No, I still maintain floppies are much better.
That is because you are not comparing them to the state of the art. What people should do is to have their files on a networked drive. Compared to a networked file system the floppy drive and its media are slow, unreliable, insecure, and have puny capacity.
(of course, if you don't mind Someone Else reading that file (and I'm not talking about GENERAL ERROR ) you can outsource that part. Flipping the RO tab on a 3,5" diskette will take longer time than copying a 1,4MiB file over most networks built the last 20 years, so speed is not an issue. )
And yes, I'm jumping around with first comparing to punch cards, then networked file systems. Point is, that floppy drives and media are an all-time low in medium reliability, only underbid by the practice of storing files to compact cassettes as was popular on several home computers.
No, I still maintain floppies are much better.
That is because you are not comparing them to the state of the art. What people should do is to have their files on a networked drive. Compared to a networked file system the floppy drive and its media are slow, unreliable, insecure, and have puny capacity.
(of course, if you don't mind Someone Else reading that file (and I'm not talking about GENERAL ERROR ) you can outsource that part. Flipping the RO tab on a 3,5" diskette will take longer time than copying a 1,4MiB file over most networks built the last 20 years, so speed is not an issue. )
And yes, I'm jumping around with first comparing to punch cards, then networked file systems. Point is, that floppy drives and media are an all-time low in medium reliability, only underbid by the practice of storing files to compact cassettes as was popular on several home computers.
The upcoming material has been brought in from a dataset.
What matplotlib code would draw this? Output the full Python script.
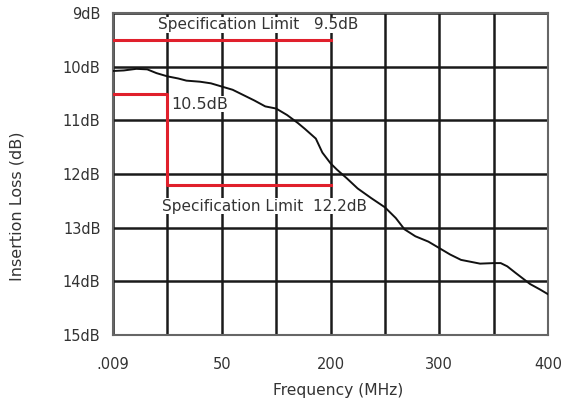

Well we don't all have our own servers, FTP site or whatever so when we want to transfer a small file it's either a 3rd party site or email which is not as secure as handing over physical media. With Microsoft trying to kill off CD's & DVDs if I want to transfer more than a few tens of megabytes e.g provide a manual with a bit of TE, it means buying several Gb of USB stick. And unless they are "branded" they are no more reliable than a quality CDR.
Maybe I'm just a luddite, but I don't like the idea of relying on my data (and if MS have their way software) being on someone elses hardware.